= Flame lift-off =

Condition in oil-fired pressure jet burners

Flame lift-off in oil fired pressure jet burners is an unwanted condition in which the flame and burner become separated. This condition is most commonly created by excessive combustion air and often results in the loss of flame as the photoelectric cell fails to register the light of the flame, this in turn results in a safety lockout of the control box.

==Other outcomes==
Other outcomes may be experienced: –
1. There may be delayed ignition as the oil spray is too far forward for the electrodes to ignite, only when the oil spray has filled the combustion chamber will the mixture ignite. In this condition it is likely that the excessive volume of unburnt oil will ignite with explosive ignition.
2. The oil mixture will fail to ignite resulting in safety lockout of the control box.
3. The oil mixture will ignite but may burn very inefficiently due to excessive air chilling of the oil particles to the point where complete combustion of the oil is not possible.

== Flame lift-off height ==
A non-premixed jet flame has a tendency to lift off from the burner nozzle position when the jet velocity of the flame is over a critical value of $U_c$. With the increasing of the jet velocity, the lifted height will increase and when it's beyond certain critical height and the flame will be blown off. Therefore, the stability of the lifted flame is an important parameter for basic combustor design. Scholefield and Garside's theory claimed that the transition to turbulence is a prerequisite for the lifted diffusion flame stabilisation and the flame anchors at a point where the flow is turbulent.
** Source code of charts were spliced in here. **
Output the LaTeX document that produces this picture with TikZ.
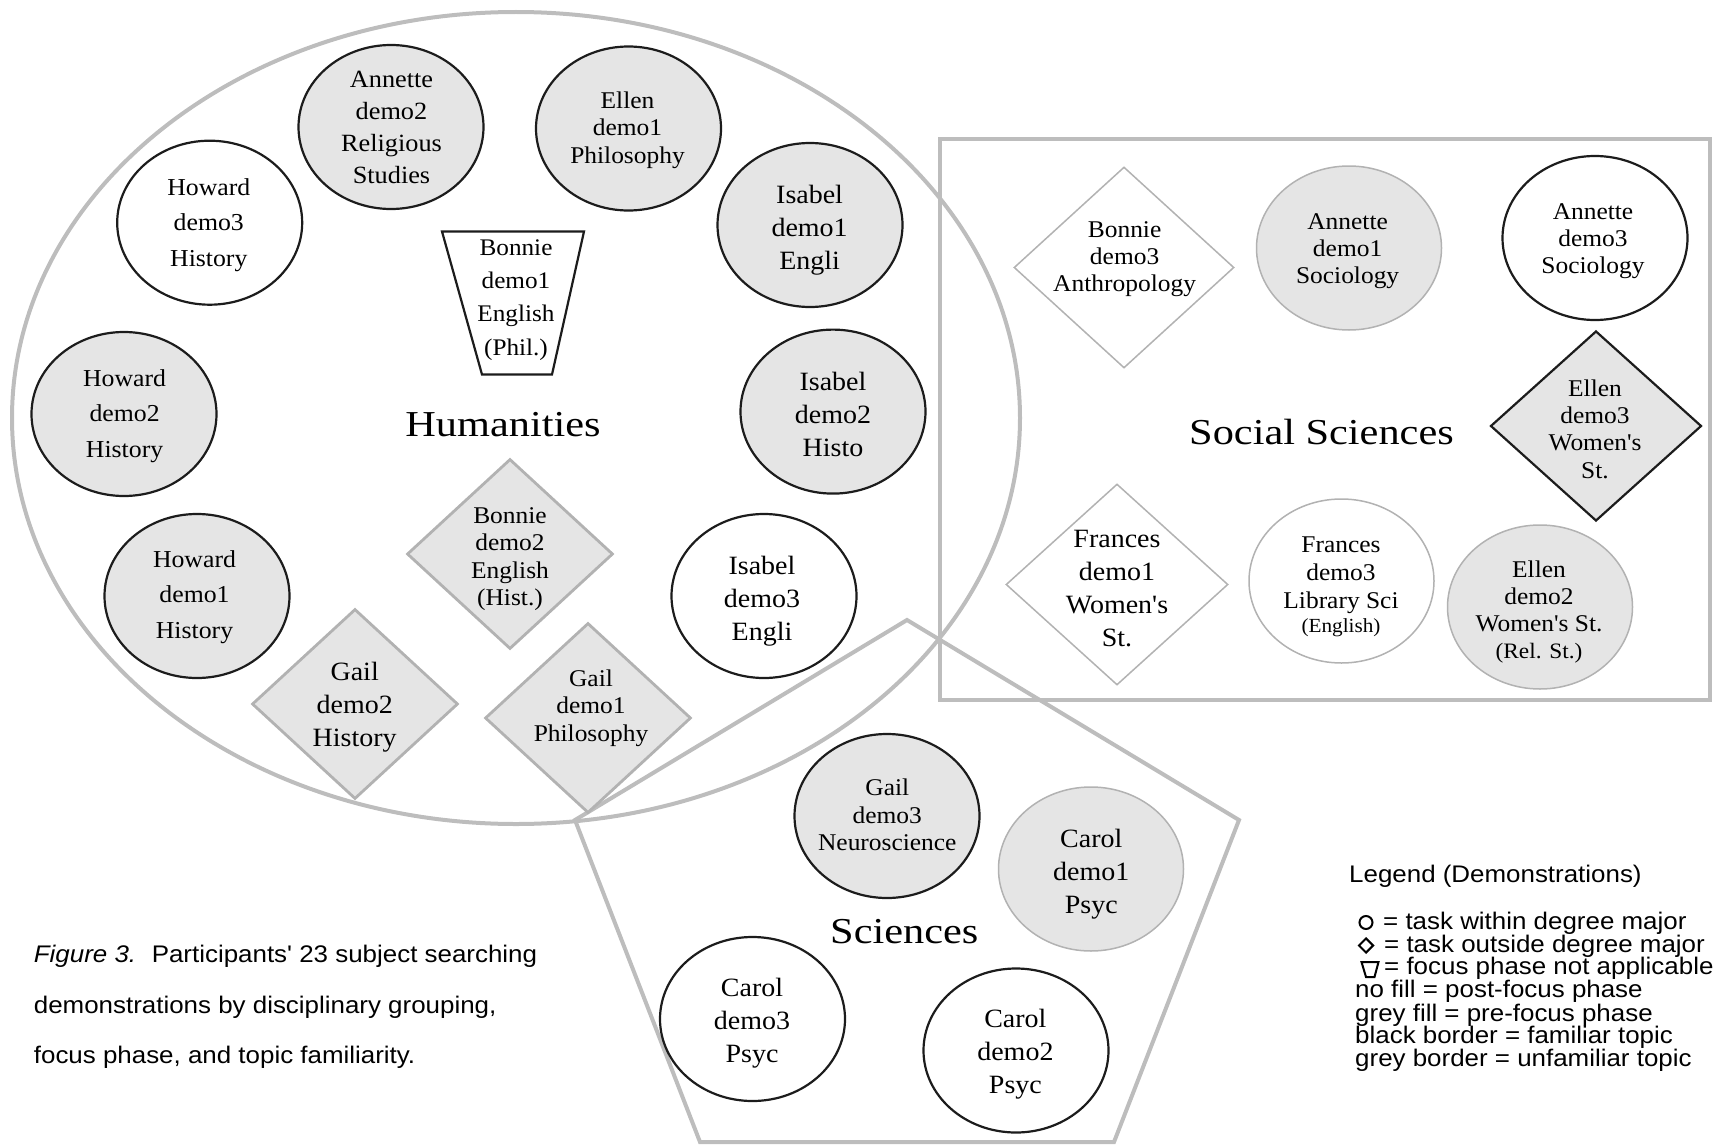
\documentclass[tikz,border=0pt]{standalone}
\usepackage{fontspec}
\setmainfont{Liberation Serif}[FakeStretch=1.06, Ligatures=TeXOff]
\newfontfamily\labelfont{Liberation Serif}[FakeStretch=1.16, Ligatures=TeXOff]
\newfontfamily\notefont{Liberation Sans}[FakeStretch=1.08, Ligatures=TeXOff]
\usetikzlibrary{shapes.geometric}

\definecolor{gfill}{HTML}{E5E5E5}
\definecolor{gline}{HTML}{B2B2B2}
\definecolor{regionline}{HTML}{BDBDBD}
\definecolor{bline}{HTML}{1C1C1C}

\begin{document}
\begin{tikzpicture}[x=1pt,y=-1pt,
  region/.style={draw=regionline, line width=4pt},
  oval/.style={ellipse, inner sep=0pt, minimum width=185pt, minimum height=164pt},
  rhomb/.style={diamond, inner sep=0pt},
  familiar/.style={draw=bline, line width=2.2pt},
  unfamiliar/.style={draw=gline, line width=1.5pt},
  unfamiliarbold/.style={draw=gline, line width=2.8pt},
  prefocus/.style={fill=gfill},
  postfocus/.style={fill=white},
  tA/.style={align=center, inner sep=0pt, font=\fontsize{24}{27.3}\selectfont},
  tB/.style={align=center, inner sep=0pt, font=\fontsize{26.4}{33}\selectfont},
  tH/.style={align=center, inner sep=0pt, font=\fontsize{24.3}{35.4}\selectfont},
  tR/.style={align=center, inner sep=0pt, font=\fontsize{24.8}{32}\selectfont},
  tT/.style={align=center, inner sep=0pt, font=\fontsize{23.8}{33.3}\selectfont},
  grouplabel/.style={inner sep=0pt, font=\labelfont\fontsize{36.5}{40}\selectfont},
  note/.style={anchor=west, inner sep=0pt, text height=17pt, text depth=5pt,
    font=\notefont\fontsize{24}{26}\selectfont},
  legsym/.style={draw=black, line width=2pt, inner sep=0pt},
]
\useasboundingbox (0,0) rectangle (1722,1148);

% disciplinary regions
\draw[region] (516,418) ellipse [x radius=504pt, y radius=406pt];
\draw[region] (940,139) rectangle (1710,700);
\draw[region] (907,620) -- (1239,820) -- (1114,1142) -- (700,1142) -- (575,820) -- cycle;

% ---------- Humanities ----------
\node[oval, familiar, prefocus] (ad2) at (391,127) {};
\node[tR] (ad2t) at (391.5,127) {Annette\\demo2\\Religious\\Studies};

\node[oval, familiar, prefocus] (ed1) at (628.5,128.5) {};
\node[tA] (ed1t) at (627.5,130) {Ellen\\demo1\\Philosophy};

\node[oval, familiar, postfocus] (hd3) at (209.7,222.7) {};
\node[tH] (hd3t) at (208.8,225) {Howard\\demo3\\History};

\node[oval, familiar, prefocus] (id1) at (810,225) {};
\node[tB] (id1t) at (809.6,230) {Isabel\\demo1\\Engli};

% inverted trapezoid: focus phase not applicable
\coordinate (bd1a) at (442,231.5);
\coordinate (bd1b) at (584,231.5);
\coordinate (bd1c) at (552,374.5);
\coordinate (bd1d) at (482,374.5);
\draw[familiar, postfocus] (bd1a) -- (bd1b) -- (bd1c) -- (bd1d) -- cycle;
\node[tT] (bd1t) at (516,300) {Bonnie\\demo1\\English\\(Phil.)};

\node[oval, familiar, prefocus] (hd2) at (124,414) {};
\node[tH] (hd2t) at (124.6,416) {Howard\\demo2\\History};

\node[oval, familiar, prefocus] (id2) at (833,411.6) {};
\node[tB] (id2t) at (833,414) {Isabel\\demo2\\Histo};

\node[grouplabel] (hum) at (503,425) {Humanities};

\node[rhomb, minimum width=206pt, minimum height=190pt, unfamiliarbold, prefocus] (bd2) at (510,554) {};
\node[tA] (bd2t) at (510,559) {Bonnie\\demo2\\English\\(Hist.)};

\node[oval, familiar, prefocus] (hd1) at (197,596) {};
\node[tH] (hd1t) at (194.5,597) {Howard\\demo1\\History};

\node[oval, familiar, postfocus] (id3) at (764,596) {};
\node[tB] (id3t) at (762,601) {Isabel\\demo3\\Engli};

\node[rhomb, minimum width=206pt, minimum height=190pt, unfamiliarbold, prefocus] (gd2) at (355,704) {};
\node[tB] (gd2t) at (354.7,707) {Gail\\demo2\\History};

\node[rhomb, minimum width=206pt, minimum height=190pt, unfamiliarbold, prefocus] (gd1) at (588,718) {};
\node[tA] (gd1t) at (591,708) {Gail\\demo1\\Philosophy};

% ---------- Social Sciences ----------
\node[rhomb, minimum width=220pt, minimum height=201pt, unfamiliar, postfocus] (bd3) at (1124,267.5) {};
\node[tA] (bd3t) at (1124.6,259) {Bonnie\\demo3\\Anthropology};

\node[oval, unfamiliar, prefocus] (ad1) at (1349,248) {};
\node[tA] (ad1t) at (1347.6,251) {Annette\\demo1\\Sociology};

\node[oval, familiar, postfocus] (ad3) at (1595,238) {};
\node[tA] (ad3t) at (1593,241) {Annette\\demo3\\Sociology};

\node[rhomb, minimum width=211pt, minimum height=190pt, familiar, prefocus] (ed3) at (1596,426) {};
\node[tA] (ed3t) at (1595,429) {Ellen\\demo3\\Women's\\St.};

\node[grouplabel] (soc) at (1321.5,432) {Social Sciences};

\node[rhomb, minimum width=222pt, minimum height=201pt, unfamiliar, postfocus] (fd1) at (1117,584.5) {};
\node[tB] (fd1t) at (1117,589) {Frances\\demo1\\Women's\\St.};

\node[oval, unfamiliar, postfocus] (fd3) at (1341.5,581) {};
\node[tA, font=\fontsize{24}{28}\selectfont] (fd3t) at (1341,587) {Frances\\demo3\\Library Sci\\[-3.5pt]{\fontsize{20}{24}\selectfont (English)}};

\node[oval, unfamiliar, prefocus] (ed2) at (1540,607) {};
\node[tA] (ed2t) at (1539,612) {Ellen\\demo2\\Women's St.\\{\fontsize{22}{27.3}\selectfont (Rel. St.)}};

% ---------- Sciences ----------
\node[oval, familiar, prefocus] (gd3) at (887,816) {};
\node[tA] (gd3t) at (887.3,815) {Gail\\demo3\\Neuroscience};

\node[oval, unfamiliar, prefocus] (cd1) at (1091,869) {};
\node[tB] (cd1t) at (1091.3,874) {Carol\\demo1\\Psyc};

\node[grouplabel] (sci) at (904.3,932) {Sciences};

\node[oval, familiar, postfocus] (cd3) at (752.5,1019) {};
\node[tB] (cd3t) at (752,1023) {Carol\\demo3\\Psyc};

\node[oval, familiar, postfocus] (cd2) at (1016,1050.5) {};
\node[tB] (cd2t) at (1015.4,1054) {Carol\\demo2\\Psyc};

% ---------- caption ----------
\node[note] (cap1) at (33.7,956.7) {\textit{Figure 3.}\hspace{0.25em} Participants' 23 subject searching};
\node[note] (cap2) at (33.7,1007) {demonstrations by disciplinary grouping,};
\node[note] (cap3) at (33.7,1057) {focus phase, and topic familiarity.};

% ---------- legend ----------
\node[note] (legtitle) at (1349,876.7) {Legend (Demonstrations)};
\node[legsym, circle, minimum size=13pt] (symcirc) at (1366,922.5) {};
\node[note] (leg1) at (1383,923) {= task within degree major};
\node[legsym, diamond, minimum width=15pt, minimum height=15pt] (symdia) at (1366,945.5) {};
\node[note] (leg2) at (1384,946) {= task outside degree major};
\coordinate (lta) at (1361.5,962);
\coordinate (ltb) at (1378.5,962);
\coordinate (ltc) at (1374.5,977);
\coordinate (ltd) at (1366,977);
\draw[legsym] (lta) -- (ltb) -- (ltc) -- (ltd) -- cycle;
\node[note] (leg3) at (1384,968) {= focus phase not applicable};
\node[note] (leg4) at (1355,991.7) {no fill = post-focus phase};
\node[note] (leg5) at (1355,1015) {grey fill = pre-focus phase};
\node[note] (leg6) at (1355,1037) {black border = familiar topic};
\node[note] (leg7) at (1355,1060) {grey border = unfamiliar topic};
\end{tikzpicture}
\end{document}
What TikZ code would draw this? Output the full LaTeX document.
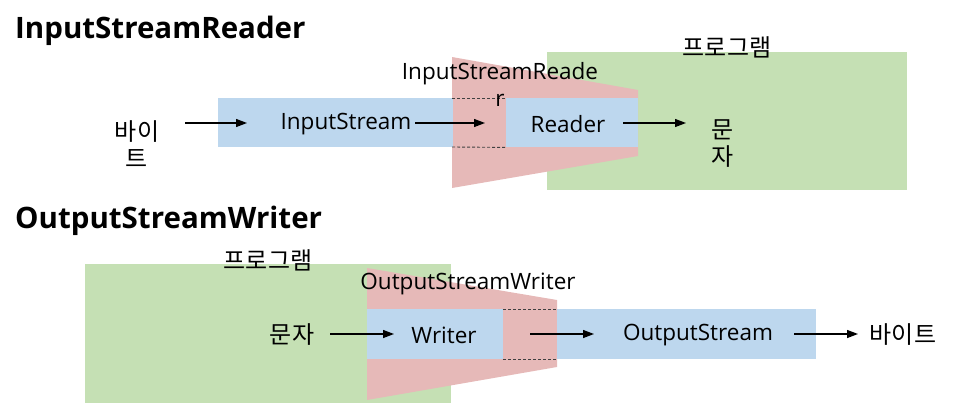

Gollahalli argued that the flame will tend to stable at the position where the local flow velocity balance the normal flame propagation velocity. Navarro-Martinez and Kronenburg have demonstrated that the excessive turbulent stretching at the nozzle leads to the lift-off and they also claimed that auto-ignition can be used to promote the flame stabilisation mechanism. Recently the observation from Kiran and Mishra's visual experiment proved the flame lift-off height varies linearly with jet exit velocity. They presented a semi-empirical correlation between the normalized lift-off height to the nozzle exit diameter.

$\frac{H_L}{D_f}=1.8*10^{-3}*\frac{U_f}{D_f}$

Where, $H_L$: lift-off height

$D_f$:diameter of the fuel tube

$U_f$:fuel jet velocity

In addition to the velocity effect, The stoichiometric burning on the physical mechanism blowout has been investigated by Broadwell et al. and Pitts. According to their study on diffusion flame, the fresh air entrained by the vortices structure cools down and over dilutes the flame jet, which leads to the flame extinction.